The model, dubbed the Transparency by Design Network (TbD-net), visually renders its thought process as it solves problems, enabling human analysts to interpret its decision-making process, which ultimately outperforms today’s best visual-reasoning neural networks.
Neural networks are comprised of input and output layers, as well as layers in between that transform the input into the correct output.

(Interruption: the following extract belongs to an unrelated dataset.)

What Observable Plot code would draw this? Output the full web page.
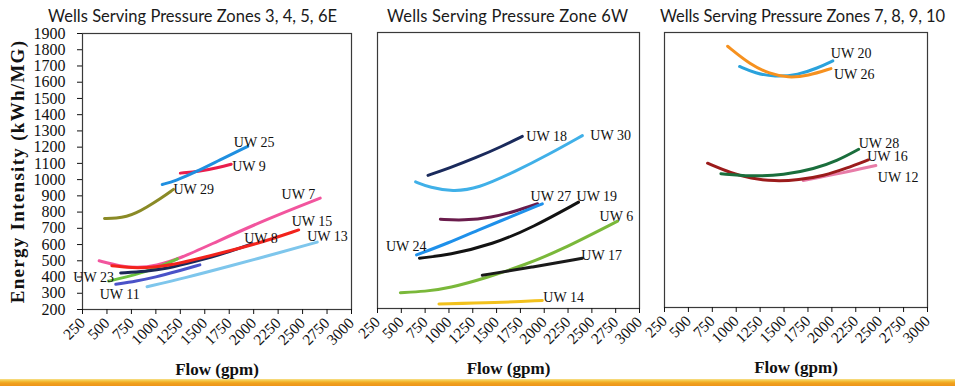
<!DOCTYPE html>
<html>
<head>
<meta charset="utf-8">
<script src="https://cdn.jsdelivr.net/npm/d3@7"></script>
<script src="https://cdn.jsdelivr.net/npm/@observablehq/plot@0.6"></script>
<style>
  body { margin: 0; background: #fff; }
  #wrap { position: relative; width: 955px; height: 386px; overflow: hidden; background: #fff; }
  .panel { position: absolute; top: 0; }
  .panel svg { overflow: visible; background: transparent !important; }
  #titles { position: absolute; left: 0; top: 0; }
  #bar { position: absolute; left: 0; width: 955px; top: 379px; height: 7px;
         background: linear-gradient(to bottom, #f7e08c 0px, #f4c13a 2px, #f0a21e 4px, #ee9418 7px); }
</style>
</head>
<body>
<div id="wrap">
  <svg id="titles" width="955" height="32"></svg>
  <div id="bar"></div>
</div>
<script>
// ---------------- DATA ----------------
const flowTicks = [250, 500, 750, 1000, 1250, 1500, 1750, 2000, 2250, 2500, 2750, 3000];
const energyTicks = [200, 300, 400, 500, 600, 700, 800, 900, 1000, 1100, 1200, 1300, 1400, 1500, 1600, 1700, 1800, 1900];
const panelTitles = ["Wells Serving Pressure Zones 3, 4, 5, 6E", "Wells Serving Pressure Zone 6W", "Wells Serving Pressure Zones 7, 8, 9, 10"];
const xLabel = "Flow (gpm)";
const yLabel = "Energy Intensity (kWh/MG)";

// Panel 1 : [flow gpm, energy kWh/MG]
const uw29 = [[475, 760], [600, 762], [700, 772], [800, 795], [900, 828], [1050, 884], [1180, 940]];
const uw25 = [[1065, 970], [1200, 992], [1400, 1045], [1650, 1120], [1940, 1205]];
const uw9  = [[1250, 1040], [1450, 1050], [1650, 1075], [1770, 1095]];
const uw7  = [[420, 500], [640, 466], [810, 456], [1000, 468], [1250, 515], [1600, 612], [2140, 758], [2680, 886]];
const uw15 = [[550, 470], [750, 455], [1000, 460], [1250, 485], [1600, 538], [2040, 605], [2460, 690]];
const uw8  = [[640, 425], [900, 435], [1100, 450], [1420, 498], [1700, 545], [1985, 605]];
const uw23 = [[520, 375], [700, 400], [880, 430], [1050, 468], [1220, 512]];
const uw11 = [[590, 355], [800, 375], [1000, 400], [1200, 432], [1450, 475]];
const uw13 = [[910, 340], [1300, 395], [1760, 468], [2200, 540], [2650, 615]];

// Panel 2
const uw18 = [[780, 1020], [1000, 1064], [1290, 1130], [1550, 1197], [1770, 1260]];
const uw30 = [[650, 980], [800, 945], [1040, 920], [1300, 938], [1700, 1045], [2050, 1150], [2400, 1265]];
const uw27 = [[910, 750], [1150, 742], [1450, 760], [1700, 800], [1930, 845]];
const uw24 = [[660, 530], [1000, 605], [1290, 680], [1650, 765], [1980, 845]];
const uw19 = [[690, 510], [1000, 530], [1460, 595], [1880, 700], [2360, 855]];
const uw6  = [[490, 297], [750, 305], [1000, 325], [1400, 390], [1800, 470], [2160, 555], [2770, 738]];
const uw17 = [[1350, 405], [1880, 455], [2400, 510]];
const uw14 = [[895, 228], [1500, 235], [1980, 250]];

// Panel 3
const uw26 = [[910, 1815], [1150, 1700], [1350, 1645], [1540, 1620], [1750, 1632], [1990, 1677]];
const uw20 = [[1035, 1690], [1200, 1648], [1400, 1625], [1650, 1638], [1850, 1680], [2010, 1725]];
const uw12 = [[1700, 985], [2100, 1030], [2460, 1078]];
const uw16 = [[700, 1092], [950, 1030], [1150, 998], [1400, 980], [1650, 988], [1920, 1015], [2150, 1060], [2380, 1112]];
const uw28 = [[840, 1027], [1150, 1010], [1500, 1018], [1820, 1058], [2050, 1105], [2280, 1178]];

// ---------------- STYLE ----------------
// [name, data, color, labelAt, textAnchor, dx, dy]
const panel1Series = [
  ["UW 7", uw7, "#f2559e", "last", "end", -5, -4],
  ["UW 13", uw13, "#7ec6ec", "last", "start", -10, -6],
  ["UW 11", uw11, "#4a52c8", "first", "start", -16, 10],
  ["UW 23", uw23, "#6cc23f", "first", "end", 5, -4],
  ["UW 8", uw8, "#1b2857", "last", "start", -8, -5],
  ["UW 15", uw15, "#f2231c", "last", "start", -7, -8],
  ["UW 29", uw29, "#8a8a26", "last", "start", 0, 0],
  ["UW 9", uw9, "#e91e4c", "last", "start", 1, 2],
  ["UW 25", uw25, "#1f8fe0", "last", "start", -14, -4]
];
const panel2Series = [
  ["UW 30", uw30, "#40b0e8", "last", "start", 8, 0],
  ["UW 18", uw18, "#1a2a5c", "last", "start", 4, 0],
  ["UW 27", uw27, "#6a1c4c", "last", "start", -7, -7],
  ["UW 24", uw24, "#1e90ea", "first", "end", 10, -8],
  ["UW 19", uw19, "#121212", "last", "start", -2, -6],
  ["UW 6", uw6, "#7ab83a", "last", "start", -18, -5],
  ["UW 17", uw17, "#1a1a1a", "last", "start", -1, -3],
  ["UW 14", uw14, "#f2c11c", "last", "start", 1, -3]
];
const panel3Series = [
  ["UW 20", uw20, "#2aa2dc", "last", "start", -2, -7],
  ["UW 26", uw26, "#f6911f", "last", "start", 3, 6],
  ["UW 12", uw12, "#e87ca8", "last", "start", 2, 12],
  ["UW 16", uw16, "#9b1b1b", "last", "start", -1, -3],
  ["UW 28", uw28, "#1a6e3c", "last", "start", 0, -6]
];

const serif = "'Liberation Serif', 'Times New Roman', Times, serif";

function makePanel(series, geom, showY) {
  const marks = [Plot.frame({stroke: "#3a3a3a", strokeWidth: 1.2})];
  marks.push(Plot.axisX({
    ticks: flowTicks, tickSize: 5, tickPadding: 6, tickRotate: -45,
    tickFormat: d => String(d), fontSize: 15.5,
    label: xLabel, labelAnchor: "center", labelOffset: 65, labelArrow: false
  }));
  if (showY) {
    marks.push(Plot.axisY({
      ticks: energyTicks, tickSize: 5, tickPadding: 12,
      tickFormat: d => String(d), fontSize: 16,
      label: yLabel, labelAnchor: "center", labelOffset: 72, labelArrow: false
    }));
  }
  for (const [name, data, color] of series) {
    marks.push(Plot.line(data, {x: d => d[0], y: d => d[1], stroke: color, strokeWidth: 3, curve: "basis"}));
  }
  for (const [name, data, color, at, anchor, dx, dy] of series) {
    const p = at === "first" ? data[0] : data[data.length - 1];
    marks.push(Plot.text([p], {x: d => d[0], y: d => d[1], text: () => name,
      textAnchor: anchor, dx, dy, fontSize: 14, fill: "#111"}));
  }
  return Plot.plot({
    width: geom.width, height: 386,
    marginLeft: geom.ml, marginRight: geom.mr, marginTop: geom.mt, marginBottom: 386 - geom.bottom,
    x: {domain: [250, 3000]},
    y: {domain: [200, 1900], axis: null},
    style: {fontFamily: serif, background: "transparent", overflow: "visible", color: "#111"},
    marks
  });
}

const geoms = [
  {left: 0, width: 370, ml: 82, mr: 19, mt: 33, bottom: 309},
  {left: 300, width: 360, ml: 77, mr: 21, mt: 32, bottom: 308},
  {left: 590, width: 365, ml: 74, mr: 28, mt: 32, bottom: 307}
];
const allSeries = [panel1Series, panel2Series, panel3Series];
const wrap = document.getElementById("wrap");
allSeries.forEach((s, i) => {
  const div = document.createElement("div");
  div.className = "panel";
  div.style.left = geoms[i].left + "px";
  const svg = makePanel(s, geoms[i], i === 0);
  div.appendChild(svg);
  wrap.insertBefore(div, document.getElementById("bar"));
  const sel = d3.select(svg);
  sel.selectAll('[aria-label="x-axis label"]').attr("font-weight", "bold").attr("font-size", 17);
  sel.selectAll('[aria-label="y-axis label"]').attr("font-weight", "bold").attr("font-size", 19).style("letter-spacing", "1.3px");
});

// titles
const titleSpecs = [[48, 337], [387, 628], [660, 945]];
const tsvg = d3.select("#titles");
panelTitles.forEach((t, i) => {
  const [x0, x1] = titleSpecs[i];
  tsvg.append("text").attr("x", x0).attr("y", 21.5)
    .attr("font-family", "Lato, 'Open Sans', sans-serif").attr("font-size", 16.5).attr("fill", "#1a1a1a")
    .attr("textLength", x1 - x0).attr("lengthAdjust", "spacing").text(t);
});
</script>
</body>
</html>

Some deep neural networks are so complex that it is impossible to follow the transformation process.
However, the researchers hope to make the inner workings transparent for the new network, which could allow the researchers to teach the neural network to correct any incorrect assumptions.

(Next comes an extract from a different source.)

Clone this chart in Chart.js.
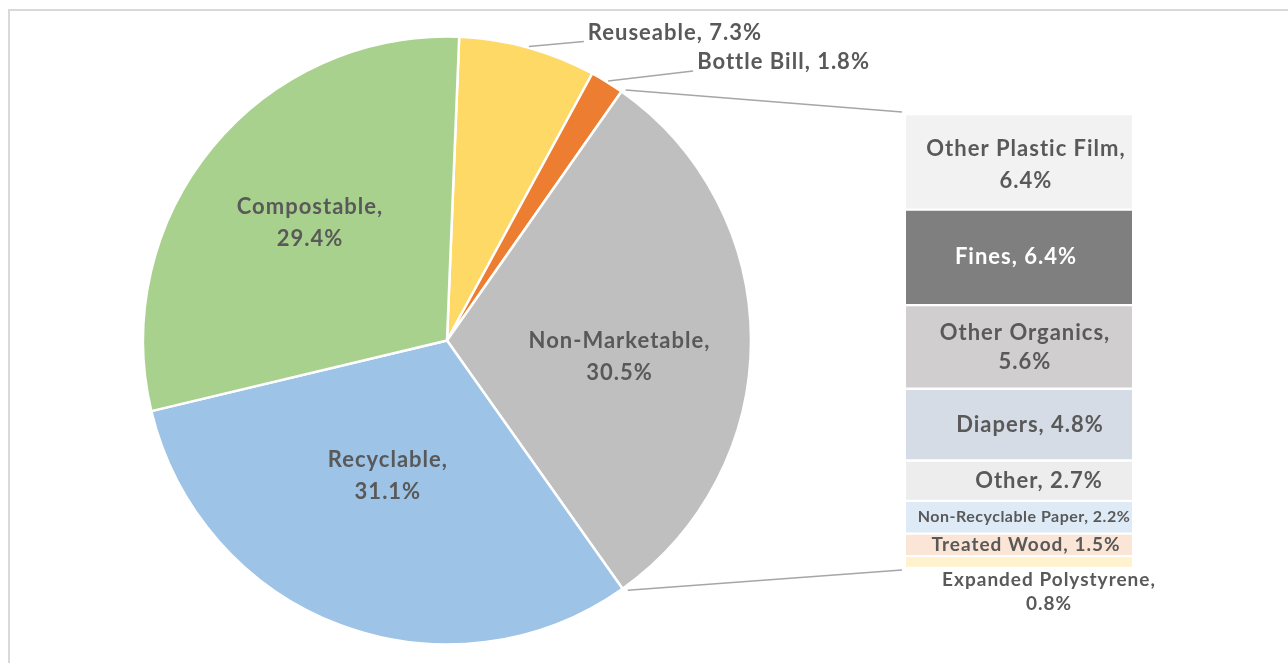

“Progress on improving performance in visual reasoning has come at the cost of interpretability,” Ryan Soklaski, who built TbD-net with fellow researchers Arjun Majumdar, David Mascharka, and Philip Tran, said in a statement.
To close the gap between performance and interpretability, the researchers included a collection of modules—small neural networks that are specialized to perform specific subtasks. For example, when TbD-net is asked a visual reasoning question about an image, it breaks down the question into subtasks and assigns the appropriate module to fulfill its part. Each module builds off the previous module’s deduction to eventually reach a final answer.

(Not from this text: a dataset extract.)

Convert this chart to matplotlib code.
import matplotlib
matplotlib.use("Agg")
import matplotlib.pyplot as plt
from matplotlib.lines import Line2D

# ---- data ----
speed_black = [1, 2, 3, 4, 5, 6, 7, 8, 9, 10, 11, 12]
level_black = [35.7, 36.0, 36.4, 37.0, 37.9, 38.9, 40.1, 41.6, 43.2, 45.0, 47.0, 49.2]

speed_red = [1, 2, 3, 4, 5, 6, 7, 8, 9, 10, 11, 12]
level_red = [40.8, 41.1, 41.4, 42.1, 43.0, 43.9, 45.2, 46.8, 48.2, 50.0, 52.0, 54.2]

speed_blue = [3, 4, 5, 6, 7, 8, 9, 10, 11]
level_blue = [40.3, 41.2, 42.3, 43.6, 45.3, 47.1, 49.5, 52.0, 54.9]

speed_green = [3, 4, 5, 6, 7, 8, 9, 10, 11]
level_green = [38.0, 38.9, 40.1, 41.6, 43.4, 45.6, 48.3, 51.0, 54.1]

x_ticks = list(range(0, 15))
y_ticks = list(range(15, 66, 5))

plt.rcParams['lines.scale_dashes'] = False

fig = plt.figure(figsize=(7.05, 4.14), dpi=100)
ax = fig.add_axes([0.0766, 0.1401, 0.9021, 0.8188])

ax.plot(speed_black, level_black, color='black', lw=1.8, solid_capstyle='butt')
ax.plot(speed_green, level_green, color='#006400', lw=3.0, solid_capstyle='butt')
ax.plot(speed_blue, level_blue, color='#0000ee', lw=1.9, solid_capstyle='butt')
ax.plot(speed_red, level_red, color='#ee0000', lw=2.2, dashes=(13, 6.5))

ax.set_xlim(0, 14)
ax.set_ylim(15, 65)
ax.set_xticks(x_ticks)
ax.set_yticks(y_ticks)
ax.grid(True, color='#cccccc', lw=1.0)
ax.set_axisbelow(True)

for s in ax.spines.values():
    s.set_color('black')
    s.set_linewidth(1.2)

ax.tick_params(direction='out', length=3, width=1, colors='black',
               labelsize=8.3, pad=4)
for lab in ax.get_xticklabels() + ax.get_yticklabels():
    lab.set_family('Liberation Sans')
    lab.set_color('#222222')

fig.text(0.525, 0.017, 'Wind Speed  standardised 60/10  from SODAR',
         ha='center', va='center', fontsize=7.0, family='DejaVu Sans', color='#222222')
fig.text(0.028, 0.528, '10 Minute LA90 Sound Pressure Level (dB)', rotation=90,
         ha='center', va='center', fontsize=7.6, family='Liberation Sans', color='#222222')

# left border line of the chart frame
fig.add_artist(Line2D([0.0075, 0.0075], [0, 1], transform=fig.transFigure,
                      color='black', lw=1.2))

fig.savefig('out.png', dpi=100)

The entire network uses AI techniques to interpret human language questions and breaks the sentences into subtasks, followed by multiple computer vision AI techniques that interpret the imagery.
“Breaking a complex chain of reasoning into a series of smaller sub-problems, each of which can be solved independently and composed, is a powerful and intuitive means for reasoning,” Majumdar said in a statement.
Each module’s output is depicted visually in an “attention mask,”—which shows heat-map blobs over objects in the image that the module is identifying as the answer. The visualizations allow human analysts to see how a module is interpreting the image.
To answer questions like “what color is a large metal cube in a given image,” the module first isolates the large objects in the image to produce an attention mask. The module then takes the output and selects which of the objects identified as large by the previous module are also metal.
That module’s output is sent to the next module, which identifies which of those large, metal objects is also a cube and then sent to a module that can determine the color of objects.
TbD-net achieved a 98.7 percent accuracy after using a visual question-answering dataset consisting of 70,000 training images and 700,000 questions with test and validation sets of 15,000 images and 150,000 questions.
Because the network is transparent, the researchers were able to see what went wrong and refine the system to achieve an improved 99.1 percent accuracy.